Thorsen spent these funds at his own discretion for payments to labor delegates, bonuses to truck drivers, commissions to ships’ officers, traveling expenses, and other similar purposes, and made no record of such expenditures or accounting to the corporation therefor. The company’s books show only the amounts of the several checks drawn to Thorsen’s order and contain no record of the amount, nature, or purpose of final expenditures. Thorsen kept no books of any kind and made no record of what he spent or to whom it was paid. Asked to indicate how the money claimed to have been spent for labor was spent and the amount thereof in any year, Thorsen replied, “ It can’t be done.” Similar replies greeted inquiries as to specific amounts spent for any other items. Thorsen frankly admits that he is utterly unable to specify the amount of any item for any •year; that there are no records to which resort may be had and that his approximations as to the amounts spent in any year for any particular item might vary largely (as much as $2,000) if he were asked a second time.

The entire case is predicated on Thorsen’s reiterated statement that all of the money advanced to him in the several years, admitted to amount to a sum in excess of $200,000, was spent “ in the business of the company.” As to what constituted the company’s business, he testified, “ When I am in New York I am on business all of the time. If I leave my house in the morning that is business from then until *1285I get back, and I usually work about fourteen hours a day.” He stated, further, that he has spent as much as $5,000 in a single day in the manner outlined, as to which “ I make no accounting. When I need more money I go to the bookkeeper and say,£ Draw a check for so much and give it to me.’ That is all there is to it.” Asked how he segregated his, daily personal expenses from the cash carried in his pocket which was available for use in the company’s interests, he replied, “ I never did.” He did not carry “ two separate pocketsful of money.”

Thorsen also supplied from his drawings large sums of money to his foreman and other trusted employees to use in the manner outlined as to himself, and he never demanded an accounting as to how this money was spent. The sum in the foreman’s hands daily varied from one hundred to several hundred dollars. The testimony of the foreman as to specific expenditures is equally as vague as is Thorsen’s.

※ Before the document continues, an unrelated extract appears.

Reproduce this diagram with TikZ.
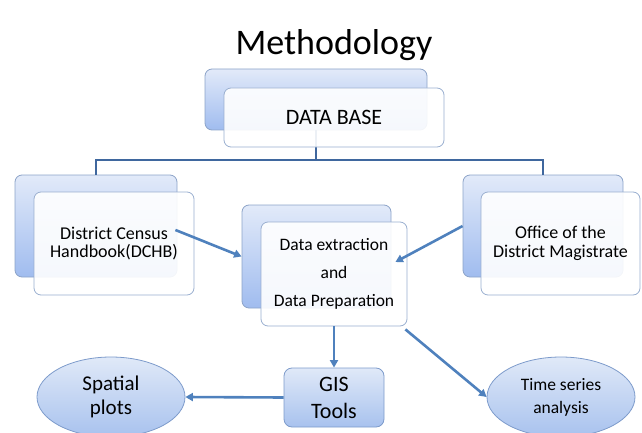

On a record of which the quoted excerpts are typical and might be multiplied, if necessary, we are asked to find that the sums so expended, aggregating more than $200,000, were ordinary and necessary expenses of the corporation, including reasonable allowances for salaries and other compensation for personal services actually rendered.

The Lord Chancellor of England, in the old case of Wing v. Underwood, observed: “We may guess, imagine or fancy, but the law of England requires evidence.” His animadversion is apt in the instant case. The record is replete with admissions of inability to indicate the amount of any specific expenditure. Though petitioner purports to approximate certain amounts, the approximations are shown to be so uncertain as to amount to nothing but an estimate or a guess. A recollection so deficient as to the expenditure of such large sums of money can scarcely be trusted to make reasonably accurate approximations. In fact, the only precise approximations submitted were a sort of “ fair average during the several years ” and made no pretense of precise application to any one year, or of being specific or aggregate sums spent for any one purpose.

Thus, in sum, we are asked to allow these large deductions as ordinary and necessary expenses solely on the statement that they were made in the company’s business. It is so obvious as not to require demonstration or citation of instances that the test proposed is far too broad. Not every expenditure in “the business of the company ” is an allowable deduction. Certain expenditures are expressly excluded by law. Others depend on the reasonableness of the amount expended. Many expenditures, proper in one situation, might be improper in the presence of other facts.

*1286Nor is this a case where the returns were prepared from accurate information not now available in evidence. Here, the returns were based on equally vague data without supporting records as to the character and propriety of the ultimate expenditures. There is no controversy over the fact of payment to Thorsen. The payments to him are admitted, but this fact, supported only by his statement that the money was spent in furthering the company’s interest, does not establish deductibility. Our concern is to ascertain how Thorsen, the president and representative of the company, spent the money. The cases cited by counsel for the petitioner are not controlling. Undoubtedly, where the issue is so framed that the undisputed testimony establishes the ultimate fact in question, decision should not be influenced by an unsupported or unverified doubt or suspicion. Such is not the case before us. No fraud is charged, the honesty of petitioner’s testimony is unchallenged, and it might fairly be assumed that included in the expenditures made by Thorsen and his employees are many items properly deductible as expense if they were capable of ascertainment. Here the ultimate question to be established is the amount, propriety and allowability as tax deductions of specific expenditures. This requires proof, not merely of the fact that an expenditure has been made, but, when challenged, specifically its amount, purpose and character, and, in some instances, the reasonableness thereof. It might go further — where a blanket deduction is sought of a lump sum, admittedly subject to a wide inaccuracy, it may become necessary to negative the possibility that some part of the item has been spent for prohibited or unallowable purposes.

To place the stamp of approval on the practice proposed in this case would, if carried to its logical conclusion, permit corporations to dispense with much of their bookkeeping and would effectively require this Board to abdicate the function and duty imposed by law to determine the allowability of contested expense deductions. It would make the designated corporation officer the supreme arbiter.

We are reluctant to decide this case adversely to petitioner, entertaining as we do the feeling that hidden in the transactions may be many allowable items, but on the record before us, and it is as complete as it is possible to make it in the absence of book records and in dependence on hazy recollections, we have no alternative but to hold that petitioner has failed to prove that respondent erred.

Judgment will be entered for the respondent.